──────── Source excerpt ────────

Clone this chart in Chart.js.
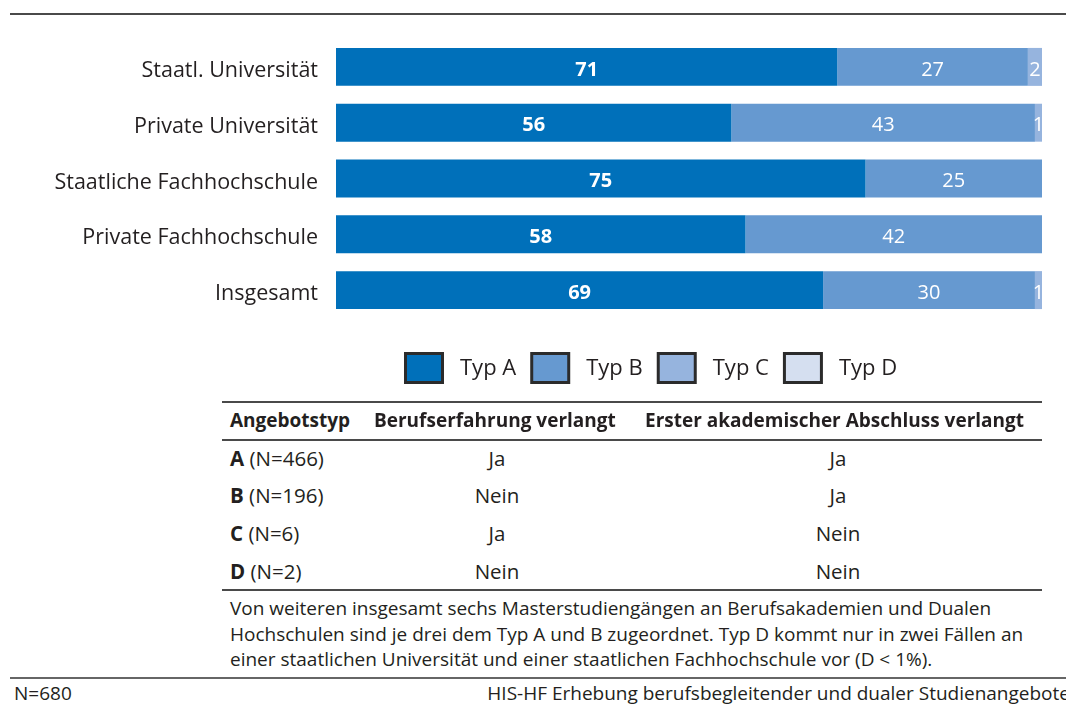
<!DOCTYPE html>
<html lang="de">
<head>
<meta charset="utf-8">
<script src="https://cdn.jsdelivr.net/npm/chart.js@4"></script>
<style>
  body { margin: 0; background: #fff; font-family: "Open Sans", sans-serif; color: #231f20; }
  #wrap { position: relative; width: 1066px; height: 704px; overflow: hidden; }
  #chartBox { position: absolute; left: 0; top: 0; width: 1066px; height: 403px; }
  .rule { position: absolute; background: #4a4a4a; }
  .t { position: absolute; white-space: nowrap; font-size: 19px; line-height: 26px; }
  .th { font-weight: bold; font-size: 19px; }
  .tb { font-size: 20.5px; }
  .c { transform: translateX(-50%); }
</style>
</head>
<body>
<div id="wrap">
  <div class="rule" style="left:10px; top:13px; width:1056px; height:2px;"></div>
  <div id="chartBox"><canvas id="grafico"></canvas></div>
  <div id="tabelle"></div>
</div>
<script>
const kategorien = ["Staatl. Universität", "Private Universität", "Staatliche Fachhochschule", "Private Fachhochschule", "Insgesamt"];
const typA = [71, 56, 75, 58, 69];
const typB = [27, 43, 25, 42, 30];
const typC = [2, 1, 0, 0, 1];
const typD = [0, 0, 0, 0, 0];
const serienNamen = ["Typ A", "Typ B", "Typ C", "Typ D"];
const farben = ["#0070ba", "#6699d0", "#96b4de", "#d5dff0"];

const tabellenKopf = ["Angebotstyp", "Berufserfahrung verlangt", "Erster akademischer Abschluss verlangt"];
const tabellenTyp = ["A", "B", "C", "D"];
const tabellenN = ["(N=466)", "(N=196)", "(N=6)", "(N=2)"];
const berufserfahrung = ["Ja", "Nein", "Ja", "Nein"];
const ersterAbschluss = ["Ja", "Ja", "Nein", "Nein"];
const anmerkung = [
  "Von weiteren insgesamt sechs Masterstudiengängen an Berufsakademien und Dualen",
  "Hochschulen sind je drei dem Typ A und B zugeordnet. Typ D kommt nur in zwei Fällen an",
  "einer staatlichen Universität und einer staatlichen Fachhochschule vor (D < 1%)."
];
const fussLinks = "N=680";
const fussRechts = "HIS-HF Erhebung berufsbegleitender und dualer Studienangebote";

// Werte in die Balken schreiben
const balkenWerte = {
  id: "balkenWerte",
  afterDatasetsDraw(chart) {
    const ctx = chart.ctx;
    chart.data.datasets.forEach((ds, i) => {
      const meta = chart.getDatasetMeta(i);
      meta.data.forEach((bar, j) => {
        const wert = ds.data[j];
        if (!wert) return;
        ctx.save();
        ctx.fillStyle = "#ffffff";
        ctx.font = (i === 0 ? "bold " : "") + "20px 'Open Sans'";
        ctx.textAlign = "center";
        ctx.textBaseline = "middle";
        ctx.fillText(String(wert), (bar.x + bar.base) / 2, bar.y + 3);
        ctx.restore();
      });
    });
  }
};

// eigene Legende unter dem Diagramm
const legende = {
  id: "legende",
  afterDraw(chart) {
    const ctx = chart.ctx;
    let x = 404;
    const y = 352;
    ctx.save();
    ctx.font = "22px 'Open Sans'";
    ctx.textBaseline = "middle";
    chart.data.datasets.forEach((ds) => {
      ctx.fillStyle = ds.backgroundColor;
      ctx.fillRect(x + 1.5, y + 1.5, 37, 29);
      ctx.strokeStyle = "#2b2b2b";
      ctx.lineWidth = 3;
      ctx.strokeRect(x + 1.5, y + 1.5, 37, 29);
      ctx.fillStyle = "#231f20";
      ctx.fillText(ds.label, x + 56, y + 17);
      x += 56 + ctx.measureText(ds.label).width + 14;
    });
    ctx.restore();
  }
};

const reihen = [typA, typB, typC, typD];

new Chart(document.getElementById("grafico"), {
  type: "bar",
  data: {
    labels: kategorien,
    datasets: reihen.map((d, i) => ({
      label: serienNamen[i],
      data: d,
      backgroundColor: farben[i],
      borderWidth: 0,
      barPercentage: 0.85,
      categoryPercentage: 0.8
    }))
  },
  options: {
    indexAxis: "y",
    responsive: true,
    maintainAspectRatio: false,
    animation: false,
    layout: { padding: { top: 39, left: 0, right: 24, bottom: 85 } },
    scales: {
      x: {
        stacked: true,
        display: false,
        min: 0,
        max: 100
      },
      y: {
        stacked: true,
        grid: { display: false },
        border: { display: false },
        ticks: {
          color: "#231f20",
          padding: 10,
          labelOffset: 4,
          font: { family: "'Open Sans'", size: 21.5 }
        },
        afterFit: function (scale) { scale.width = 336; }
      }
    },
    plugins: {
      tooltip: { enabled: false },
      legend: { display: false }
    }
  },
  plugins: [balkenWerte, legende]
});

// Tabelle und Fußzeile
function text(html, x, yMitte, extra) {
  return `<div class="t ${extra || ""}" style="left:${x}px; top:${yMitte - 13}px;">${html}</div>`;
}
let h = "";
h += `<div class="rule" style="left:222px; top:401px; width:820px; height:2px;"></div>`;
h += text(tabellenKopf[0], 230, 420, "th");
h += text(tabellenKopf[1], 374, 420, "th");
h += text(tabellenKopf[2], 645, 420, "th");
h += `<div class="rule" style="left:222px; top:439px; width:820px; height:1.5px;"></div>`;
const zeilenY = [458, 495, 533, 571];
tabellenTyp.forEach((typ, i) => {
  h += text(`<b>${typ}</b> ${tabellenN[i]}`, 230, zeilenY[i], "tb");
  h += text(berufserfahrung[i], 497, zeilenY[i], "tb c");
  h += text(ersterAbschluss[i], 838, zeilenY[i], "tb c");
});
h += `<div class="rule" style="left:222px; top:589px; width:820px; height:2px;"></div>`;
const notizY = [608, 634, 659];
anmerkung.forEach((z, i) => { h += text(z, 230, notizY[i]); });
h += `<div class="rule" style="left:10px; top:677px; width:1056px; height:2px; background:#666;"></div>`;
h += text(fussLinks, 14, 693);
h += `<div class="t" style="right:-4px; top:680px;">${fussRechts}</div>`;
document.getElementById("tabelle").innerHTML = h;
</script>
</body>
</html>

────────

What to work on. Would you reproduce the lines above, from the very first through the line containing "Erhebung berufsbegleitender und", exactly and without the pictures?

Correct output.
Clone this chart in Chart.js.
<!DOCTYPE html>
<html lang="de">
<head>
<meta charset="utf-8">
<script src="https://cdn.jsdelivr.net/npm/chart.js@4"></script>
<style>
  body { margin: 0; background: #fff; font-family: "Open Sans", sans-serif; color: #231f20; }
  #wrap { position: relative; width: 1066px; height: 704px; overflow: hidden; }
  #chartBox { position: absolute; left: 0; top: 0; width: 1066px; height: 403px; }
  .rule { position: absolute; background: #4a4a4a; }
  .t { position: absolute; white-space: nowrap; font-size: 19px; line-height: 26px; }
  .th { font-weight: bold; font-size: 19px; }
  .tb { font-size: 20.5px; }
  .c { transform: translateX(-50%); }
</style>
</head>
<body>
<div id="wrap">
  <div class="rule" style="left:10px; top:13px; width:1056px; height:2px;"></div>
  <div id="chartBox"><canvas id="grafico"></canvas></div>
  <div id="tabelle"></div>
</div>
<script>
const kategorien = ["Staatl. Universität", "Private Universität", "Staatliche Fachhochschule", "Private Fachhochschule", "Insgesamt"];
const typA = [71, 56, 75, 58, 69];
const typB = [27, 43, 25, 42, 30];
const typC = [2, 1, 0, 0, 1];
const typD = [0, 0, 0, 0, 0];
const serienNamen = ["Typ A", "Typ B", "Typ C", "Typ D"];
const farben = ["#0070ba", "#6699d0", "#96b4de", "#d5dff0"];

const tabellenKopf = ["Angebotstyp", "Berufserfahrung verlangt", "Erster akademischer Abschluss verlangt"];
const tabellenTyp = ["A", "B", "C", "D"];
const tabellenN = ["(N=466)", "(N=196)", "(N=6)", "(N=2)"];
const berufserfahrung = ["Ja", "Nein", "Ja", "Nein"];
const ersterAbschluss = ["Ja", "Ja", "Nein", "Nein"];
const anmerkung = [
  "Von weiteren insgesamt sechs Masterstudiengängen an Berufsakademien und Dualen",
  "Hochschulen sind je drei dem Typ A und B zugeordnet. Typ D kommt nur in zwei Fällen an",
  "einer staatlichen Universität und einer staatlichen Fachhochschule vor (D < 1%)."
];
const fussLinks = "N=680";
const fussRechts = "HIS-HF Erhebung berufsbegleitender und dualer Studienangebote";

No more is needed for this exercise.